Learn more about the federal Families First Coronavirus Response Act: https://www.dol.gov/agencies/whd/pandemic
National Law Review is reporting that more employer lawsuits and claims are cropping up in response to the lack of COVID-19 safety precautions in the workplace, discrimination and workplace retaliation. Some states, such as Colorado, have passed legislation to protect employees from retaliation due to unsafe working conditions related to COVID-19.
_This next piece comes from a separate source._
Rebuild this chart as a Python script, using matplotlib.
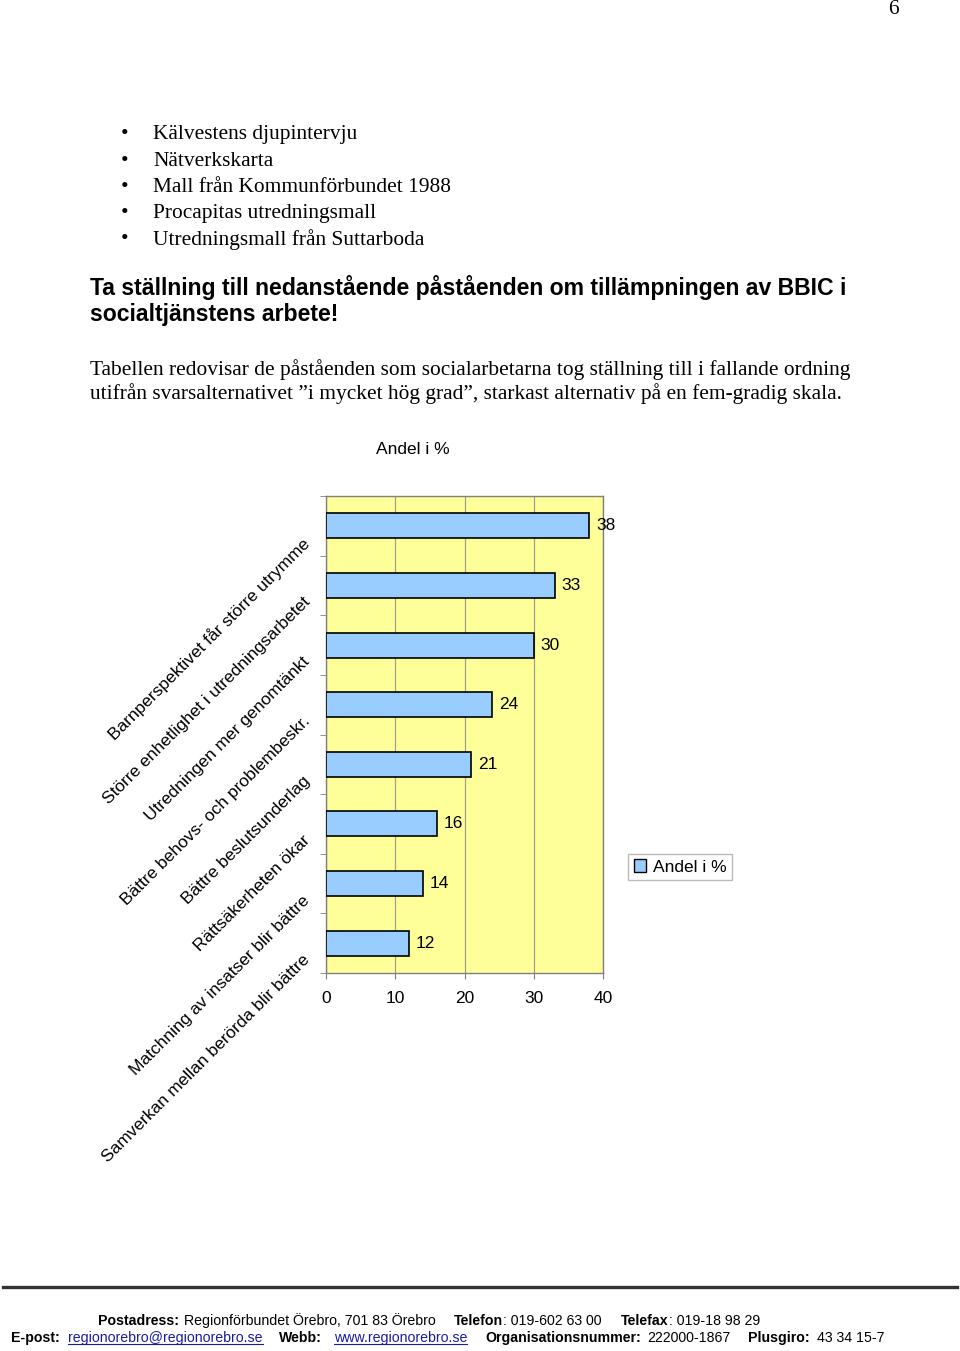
import matplotlib
matplotlib.use("Agg")
import matplotlib.pyplot as plt
import matplotlib.transforms as mtransforms
import numpy as np
from matplotlib.lines import Line2D
from matplotlib.patches import Patch

# Chart data
categories = [
    "Barnperspektivet får större utrymme",
    "Större enhetlighet i utredningsarbetet",
    "Utredningen mer genomtänkt",
    "Bättre behovs- och problembeskr.",
    "Bättre beslutsunderlag",
    "Rättsäkerheten ökar",
    "Matchning av insatser blir bättre",
    "Samverkan mellan berörda blir bättre",
]
values = [38, 33, 30, 24, 21, 16, 14, 12]
x_ticks = [0, 10, 20, 30, 40]
series_name = "Andel i %"

# Page text
bullets = [
    "Kälvestens djupintervju",
    "Nätverkskarta",
    "Mall från Kommunförbundet 1988",
    "Procapitas utredningsmall",
    "Utredningsmall från Suttarboda",
]
heading = [
    "Ta ställning till nedanstående påståenden om tillämpningen av BBIC i",
    "socialtjänstens arbete!",
]
paragraph = [
    "Tabellen redovisar de påståenden som socialarbetarna tog ställning till i fallande ordning",
    "utifrån svarsalternativet \u201di mycket hög grad\u201d, starkast alternativ på en fem-gradig skala.",
]

W, H = 960, 1351
fig = plt.figure(figsize=(W / 100, H / 100), dpi=100)


def fx(px):
    return px / W


def fy(py):
    return 1 - py / H


serif = "Liberation Serif"
sans = "Liberation Sans"
bar_color = "#99CCFF"
chart_fs = 12.5

fig.text(fx(893), fy(9), "6", family=serif, fontsize=15.4, ha="center", va="center")

for i, b in enumerate(bullets):
    y = 135 + i * 26.2
    fig.text(fx(125), fy(y), "\u2022", family=serif, fontsize=15.4, ha="center", va="center")
    fig.text(fx(153), fy(y), b, family=serif, fontsize=15.4, ha="left", va="center")

for i, line in enumerate(heading):
    fig.text(fx(90), fy(287 + i * 27), line, family=sans, fontsize=16.6,
             fontweight="bold", ha="left", va="center")

for i, line in enumerate(paragraph):
    fig.text(fx(90), fy(370 + i * 24), line, family=serif, fontsize=15.4,
             ha="left", va="center")

# Chart
fig.text(fx(413), fy(449), series_name, family=sans, fontsize=chart_fs, ha="center", va="center")

ax = fig.add_axes([fx(326), fy(973), (603 - 326) / W, (973 - 496) / H])
ax.set_facecolor("#FFFF99")
ypos = np.arange(len(categories))
bars = ax.barh(ypos, values, height=0.42, color=bar_color, edgecolor="black",
               linewidth=1.2, label=series_name, zorder=3)
ax.set_xlim(0, 40)
ax.set_ylim(len(categories) - 0.5, -0.5)
ax.set_xticks(x_ticks)
ax.set_xticklabels([str(t) for t in x_ticks], family=sans, fontsize=chart_fs)
ax.tick_params(axis="x", length=4, color="#808080", pad=9)
ax.grid(axis="x", color="#a0a090", linewidth=0.9)
ax.set_axisbelow(True)
for s in ax.spines.values():
    s.set_color("#808080")
    s.set_linewidth(1.0)

for b, v in zip(bars, values):
    ax.annotate(f"{v}", (v, b.get_y() + b.get_height() / 2), xytext=(5, 0),
                textcoords="offset points", ha="left", va="center",
                fontsize=chart_fs, family=sans, annotation_clip=False)

ax.set_yticks(ypos)
ax.set_yticklabels(categories, rotation=45, ha="right", va="top",
                   fontsize=chart_fs, family=sans, rotation_mode="default")
ax.tick_params(axis="y", which="major", length=0, pad=9.5)
ax.set_yticks(np.arange(len(categories) + 1) - 0.5, minor=True)
ax.tick_params(axis="y", which="minor", length=4, color="#808080")
shift = mtransforms.ScaledTranslation(0, -9 / 100, fig.dpi_scale_trans)
for lab in ax.get_yticklabels():
    lab.set_transform(lab.get_transform() + shift)

fig.legend(handles=[Patch(facecolor=bar_color, edgecolor="black")], labels=[series_name],
           loc="center", bbox_to_anchor=(fx(680), fy(867)), frameon=True,
           fancybox=False, edgecolor="#aaaaaa", handlelength=0.7, handleheight=0.7,
           prop={"family": sans, "size": chart_fs}, borderpad=0.3, handletextpad=0.4)

# Footer
fig.add_artist(Line2D([fx(3), fx(957)], [fy(1287), fy(1287)], color="#333333", linewidth=2.4))

# x=None -> directly after the previous piece
footer = [
    (98, 1321, "Postadress:", "bold", False),
    (184, 1321, "Regionförbundet Örebro, 701 83 Örebro", "normal", False),
    (454, 1321, "Telefon", "bold", False),
    (None, 1321, ": 019-602 63 00", "normal", False),
    (621, 1321, "Telefax", "bold", False),
    (None, 1321, ": 019-18 98 29", "normal", False),
    (11, 1338, "E-post:", "bold", False),
    (68, 1338, "regionorebro@regionorebro.se", "normal", True),
    (279, 1338, "Webb:", "bold", False),
    (334, 1338, "www.regionorebro.se", "normal", True),
    (485, 1338, "Organisationsnummer:", "bold", False),
    (647, 1338, "222000-1867", "normal", False),
    (748, 1338, "Plusgiro:", "bold", False),
    (817, 1338, "43 34 15-7", "normal", False),
]
fig.canvas.draw()
renderer = fig.canvas.get_renderer()
prev = None
for x, y, t, w, link in footer:
    xpos = fx(x) if x is not None else prev.get_window_extent(renderer).x1 / W
    txt = fig.text(xpos, fy(y), t, family=sans, fontsize=10.2, fontweight=w,
                   color="#1a1aa8" if link else "black", ha="left", va="center")
    if link:
        bb = txt.get_window_extent(renderer)
        fig.add_artist(Line2D([bb.x0 / W, bb.x1 / W], [(bb.y0 + 1) / H] * 2,
                              color="#1a1aa8", linewidth=0.8))
    prev = txt

fig.savefig("out.png", dpi=100)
Speaking out Against Racism Retaliation
Also notable are the concerns about speaking out against racism or participating in Black Lives Matter protests. One concern is if employees speak out against their own employers or otherwise shed light on racism in the workplace. While many employers may have social media policies that urge employees not to share information that could be harmful to the business, individuals may be protected when speaking out or "whistleblowing" complaints against illegal activity by their employers. Complaining about harassment or discrimination is a "protected activity" according to the EEOC Enforcement Guidance on Retaliation and Related Issues. Some employers must also consider if arrests for protesting can be used against an applicant during a background check.
Employers and employees are advised to consider federal and state laws, as well as the employment contract, to determine if disparaging a business is protected or could land the employee in court for defamation.
Learn more Facts About Retaliation from the EEOC: https://www.eeoc.gov/facts-about-retaliation
In general, the EEOC and other federal regulations can protect employees from workplace retaliation. Human resources can also establish policies against discrimination and retaliatory actions, including ways to report complaints and how to document any actions that are harmful after the fact. Most of the time, the onus is on employees to establish a link and pattern of retaliation. HR can work with the employee as well as their employment attorney to ensure the case is handled with care.